Gran Canaria has a wide selection of free camping spots. So, we decide to hit the road to check them out. Gran Canaria is extremely mountainous. By now, that should set off warning bells, but it didn't. We should have left at six in the morning. But instead, at noon, we start a 35 km climb. The ride takes us through windy roads and into the clouds ... and eventually above them. With the night approaching fast, we are concerned that we won't make the campsite in time. We push on and the road keeps climbing like the Tower of Babel, all the way to the heavens. With 4 km to go, it's all systems stop. These are times where you need a gift from the gods. Wouldn't it be nice to have a large, empty van. Sure enough one drives up 5 minutes later. The guy agrees to take us the rest of the way. Both our bikes fit in perfectly. We don't even have to remove our panniers. The rest is a big feeling of relief as we roll into the campsite. Muchas gracias Maximo Ramos Talavera for giving us a push up the hill!

Michèle comments: Our delay in setting off that morning was partly due to making a stop at the Cabildo (government) office to get a permit for the free camping. These campsites are in nature park reserves on the island. While Benoit watched the bikes, I went in armed with only a smattering of phrases in Spanish. I tried to ask for an open permit for all the campsites on the island, but it doesn't work that way. It is kind of like reserving a hotel, where you have to specify dates and the particular camping area. Oh and another thing, you cannot have a permit on a major holiday or the day before the holiday, e.g., December 24, 25, 31, January 1, 5 and 6, the latter being the Fiesta de Reyes. Finally, I was able to get a pre-Christmas permit for the closest camping area to Las Palmas that is not for caravans only, and a post-Christmas pre-New Year permit for the next closest. It was kind of sad after all that effort with obtaining a permit to see the beauty of these nature park reserves marred by the presence of a gazillion cigarette butts and bits of broken glass. It makes one wonder who these people are who think, "What will I do this weekend? Oh I know, I'll go into some remote pristine nature spot and smoke a ton of ciggies, butt them out on the forest floor, whilst smashing some bottles."

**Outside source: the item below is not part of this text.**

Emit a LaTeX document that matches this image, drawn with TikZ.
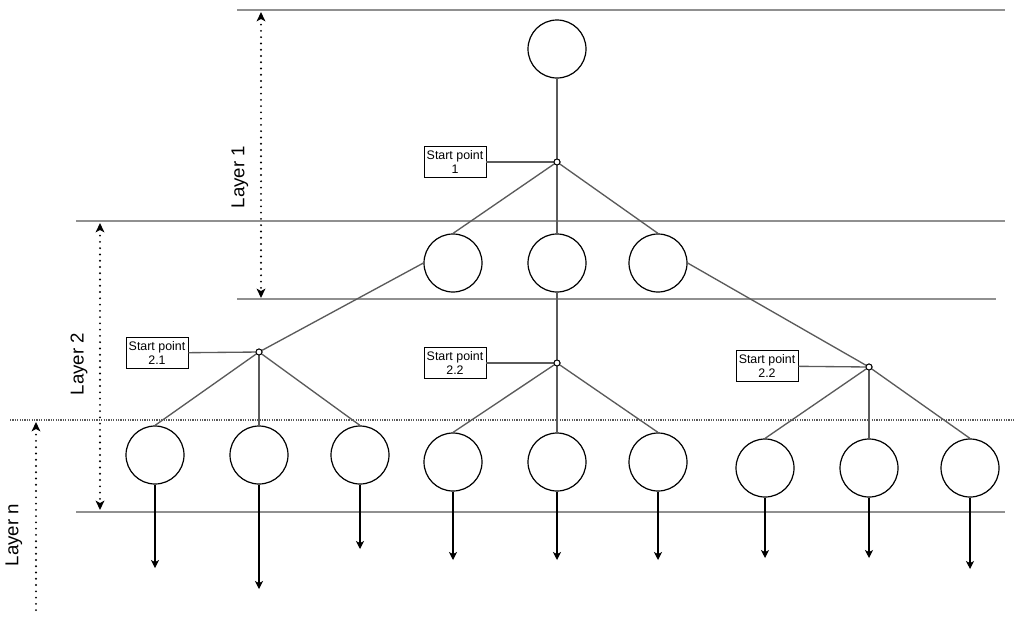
\documentclass[tikz,border=0pt]{standalone}
\usepackage{fontspec}
\setmainfont{Liberation Sans}
\usetikzlibrary{arrows.meta}

\definecolor{guide}{HTML}{909090}
\definecolor{branch}{HTML}{5A5A5A}

\tikzset{
  spantip/.tip={Stealth[length=7pt,width=6.5pt,inset=1.8pt]},
  flowtip/.tip={Stealth[length=6pt,width=6pt,inset=1.6pt]},
  unit/.style={circle, draw=black, line width=0.9pt, minimum size=58*0.75pt, inner sep=0pt},
  hub/.style={circle, draw=black, fill=white, line width=0.7pt, minimum size=4.5pt, inner sep=0pt},
  tag/.style={draw=black, line width=0.7pt, fill=white, align=center, inner sep=0pt,
              minimum width=62*0.75pt, minimum height=31*0.75pt,
              font=\fontsize{9.3}{10.5}\selectfont},
  guideline/.style={draw=guide, line width=0.9pt},
  branchline/.style={draw=branch, line width=1pt},
  outflow/.style={draw=black, line width=0.8pt, -flowtip},
  span/.style={draw=black, line width=1.6pt, line cap=round, dash pattern=on 0pt off 4.7pt},
  layerlabel/.style={rotate=90, font=\fontsize{14}{16}\selectfont},
}

\begin{document}
\begin{tikzpicture}[x=0.75pt, y=-0.75pt]
\useasboundingbox (0,0) rectangle (1019,629);

% layer boundaries
\draw[guideline] (237,10) -- (1005,10);
\draw[guideline] (76,221) -- (1005,221);
\draw[guideline] (237,299) -- (996,299);
\draw[guideline] (76,512) -- (1005,512);
\draw[draw=branch, line width=0.8pt, dash pattern=on 0.9pt off 0.9pt] (10,420) -- (1015,420);

% layer extents
\coordinate (l1a) at (261,12);
\coordinate (l1b) at (261,298);
\coordinate (l2a) at (100,223);
\coordinate (l2b) at (100,510);
\coordinate (lna) at (36,422);
\coordinate (lnb) at (36,616);
\draw[span, spantip-spantip] (l1a) -- (l1b);
\draw[span, spantip-spantip] (l2a) -- (l2b);
\draw[span, spantip-] (lna) -- (lnb);
\node[layerlabel] (lab1) at (240,177) {Layer 1};
\node[layerlabel] (lab2) at (79,364) {Layer 2};
\node[layerlabel] (labn) at (14,535) {Layer n};

% root
\node[unit] (root) at (557,49) {};

% second layer
\node[unit] (a1) at (453,263) {};
\node[unit] (a2) at (557,263) {};
\node[unit] (a3) at (658,263) {};

% last layer
\node[unit] (b1) at (155,455) {};
\node[unit] (b2) at (259,455) {};
\node[unit] (b3) at (360,455) {};
\node[unit] (b4) at (453,462) {};
\node[unit] (b5) at (557,462) {};
\node[unit] (b6) at (658,462) {};
\node[unit] (b7) at (765,468) {};
\node[unit] (b8) at (869,468) {};
\node[unit] (b9) at (970,468) {};

% start points
\node[hub] (s1) at (557,162) {};
\node[hub] (s21) at (259,352) {};
\node[hub] (s22) at (557,363) {};
\node[hub] (s23) at (869,367) {};

\node[tag] (t1) at (455,162) {Start point\\1};
\node[tag] (t21) at (157,353) {Start point\\2.1};
\node[tag] (t22) at (455,363) {Start point\\2.2};
\node[tag] (t23) at (767,366) {Start point\\2.2};

\draw[branchline] (t1) -- (s1);
\draw[branchline] (t21) -- (s21);
\draw[branchline] (t22) -- (s22);
\draw[branchline] (t23) -- (s23);

% branches
\draw[branchline] (root) -- (s1);
\foreach \c in {a1,a2,a3} \draw[branchline] (s1) -- (\c.north);

\draw[branchline] (a1.west) -- (s21);
\draw[branchline] (a2.south) -- (s22);
\draw[branchline] (a3.east) -- (s23);

\foreach \c in {b1,b2,b3} \draw[branchline] (s21) -- (\c.north);
\foreach \c in {b4,b5,b6} \draw[branchline] (s22) -- (\c.north);
\foreach \c in {b7,b8,b9} \draw[branchline] (s23) -- (\c.north);

\foreach \h in {s1,s21,s22,s23} \node[hub] at (\h) {};

% outgoing arrows
\coordinate (e1) at (155,568);
\coordinate (e2) at (259,589);
\coordinate (e3) at (360,549);
\coordinate (e4) at (453,560);
\coordinate (e5) at (557,560);
\coordinate (e6) at (658,560);
\coordinate (e7) at (765,558);
\coordinate (e8) at (869,558);
\coordinate (e9) at (970,569);
\foreach \i in {1,...,9} \draw[outflow] (b\i.south) -- (e\i);

\end{tikzpicture}
\end{document}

In the morning, the sky is clear and the island reveals itself. We are up about 1700 metres. The view is stunning. It doesn't even look real.

However, it's was only for one night. Even though these campsites are free, you do require a permit, which seems to be rarely checked. Anyways, we headed back down part of the way to a town called Tejeda. There, we meet up with Jana (who we actually met in a hostel in Las Palmas) and Ian.

We all spent Christmas in the hotel restaurant and finally had the few too many drinks I've been longing for.

A few days later, it's back on the bikes. Being anonymous again and camping up in the mountains is giving us a chance to reflect on things. The big issue of the last six months was that Michèle had to leave the Schengen area. We thought we would figure something out, but instead, we got propelled the wrong way. The idea was always to go east, but up to now, we've been telling people that our world trip is more of a zig zag. We've been going more west than east. There is a general feeling of aimlessness. Something tells me that this is contributing to the travel fatigue. Even here, it is lingering. Just the other day, for no apparent reason, I felt that I couldn't go on. That living this way is stressful and pointless. Barely able to do 20 km, we pitch the tent and head straight to bed. We have a two hour nap, wake up, make dinner and head right back to the tent. We end up sleeping another 12 hours. In the morning, our tent perched on top of a cliff, we look out at the open ocean, more than a thousand metres below. Off in the distance is the perky nipple you wouldn't see in Morocco; Tenerife's highest peak. Stretching 3718 metres straight out of the ocean. Then, the conclusion comes to me. Time to get back on track.

Michèle comments: Our original plan was to start in the UK and then just keep cycling east across Europe, through Turkey, and beyond. We first got off track when we decided to start our trip in Iceland. For that, I blame the outrageous prices of flights from Canada to the UK at the time. The cheapest flights that we could find had a stopover in Reykjavik Iceland. Then Benoit said, Why just stop over in Iceland? Why not cycle in Iceland to start? And it was as if a bright light came on in both our imaginations. Unfortunately for me, Iceland is part of the Schengen agreement. Each day in that magical country was ticking away at my allowed 90 days of every six months. Our time cycling in England, Scotland and Morocco (all non Schengen) was more than enough to "reset" the visa clock. Now that we are in the Canary Islands, which are part of Spain, which is part of Schengen, my 90 days of this next set of six months has been ticking away.

So, it's four days of camping in the clouds. The majority of the time was spent enjoying the view from our spot that looks out onto a ridge stretching out to the sea. I followed the ridge all the way to the end. At one point it's sheer cliffs on either side and all you can see the ocean one kilometre down. The view is mind blowing and unobstructed.

Michèle comments: I knew very little about the Canary Islands before arriving. Mostly I had heard about crowded resorts and naked tourists. But like most places, the tourist trade can mask the truth of a place. On the island of Gran Canaria, for example, the tourist mecca is in the south. So we have stayed in the north. I have also heard that cyclists use the Canary Islands as a training ground: when it is winter in Europe, they come to ride up and down the mountain roads. As you might have guessed, those cyclists are not riding heavy bicycles with steel frames and loaded down with panniers. On our approach to Tejeda, a village way up in the mountains, we even saw some cyclists getting off a bus with their bicycles so they only have to ride DOWN the big hills! I like seeing cyclists on the road, and I wave to them with a cheery "¡Hola!" as if they are friends. Some smile and wave back. But the ones wearing logo-covered spandex often just look annoyed.

These four days of camping seem to have realigned the planets. We now feel focused. The idea is to go back to Las Palmas and find a cheap apartment where we will stay for a month, rest and get organized.


  1. Quel contraste avec le Maroc ! (S.)

  2. Salut Seb. En effet, c'était le choque culturel dans le sens inverse.